Tribalism is as tribalism does – Brad Torgersen
“One example that leaps to my mind: back when I was an NCO, I had a Small Group Leader (SGL) at one of the Army’s NCO schools who had emigrated out of central Africa, come to the U.S., and joined the U.S. military. He said that he found it very interesting, as a born African, trying to navigate among American blacks and whites alike. Based purely on how he looked, he would be treated one way — right up until he opened his mouth. At which point his accent identified him as something remarkably other than black American. Whites who had been cool to him (in the literal sense) would sometimes warm up. Blacks who had been warm, would cool down.
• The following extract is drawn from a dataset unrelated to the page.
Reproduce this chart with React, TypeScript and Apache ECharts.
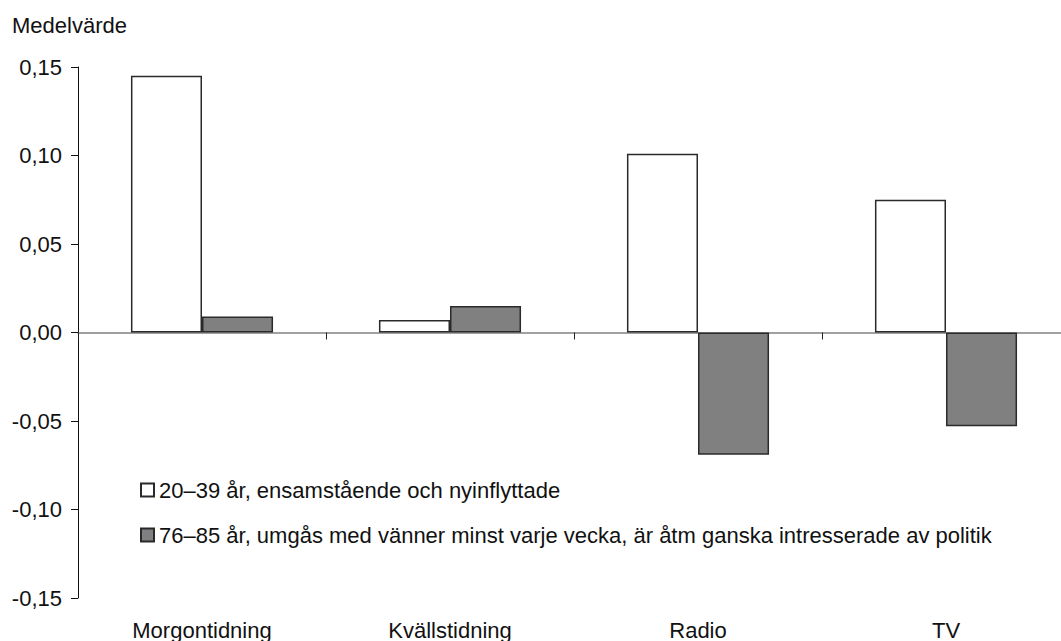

Sometimes, even turn hostile? . . . Getting back to my SGL at the NCO school, something else he said struck me strongly: nobody in America really knows ethnic strife the way he saw it, because he literally witnessed portions of his family wiped out by what essentially amounted to tribal warfare. To white American eyes, there’d have been no discernible difference between the people killing each other. But the Africans themselves knew the difference, and considered it a difference worth murdering each other over. The SGL in question therefore found 21st century American racial tension to be both familiar, and also utterly foreign. Small potatoes, compared to his experience. So how do you overcome small-potatoes tribalism? Sometimes, by simply creating a new over-arching tribe from whole cloth.”
Until it was cast aside by those with evil intentions, the Melting Pot slowly but steadily eroded those borders of tribalism. But powerful people have a lot to gain from keeping us separated in our tribes.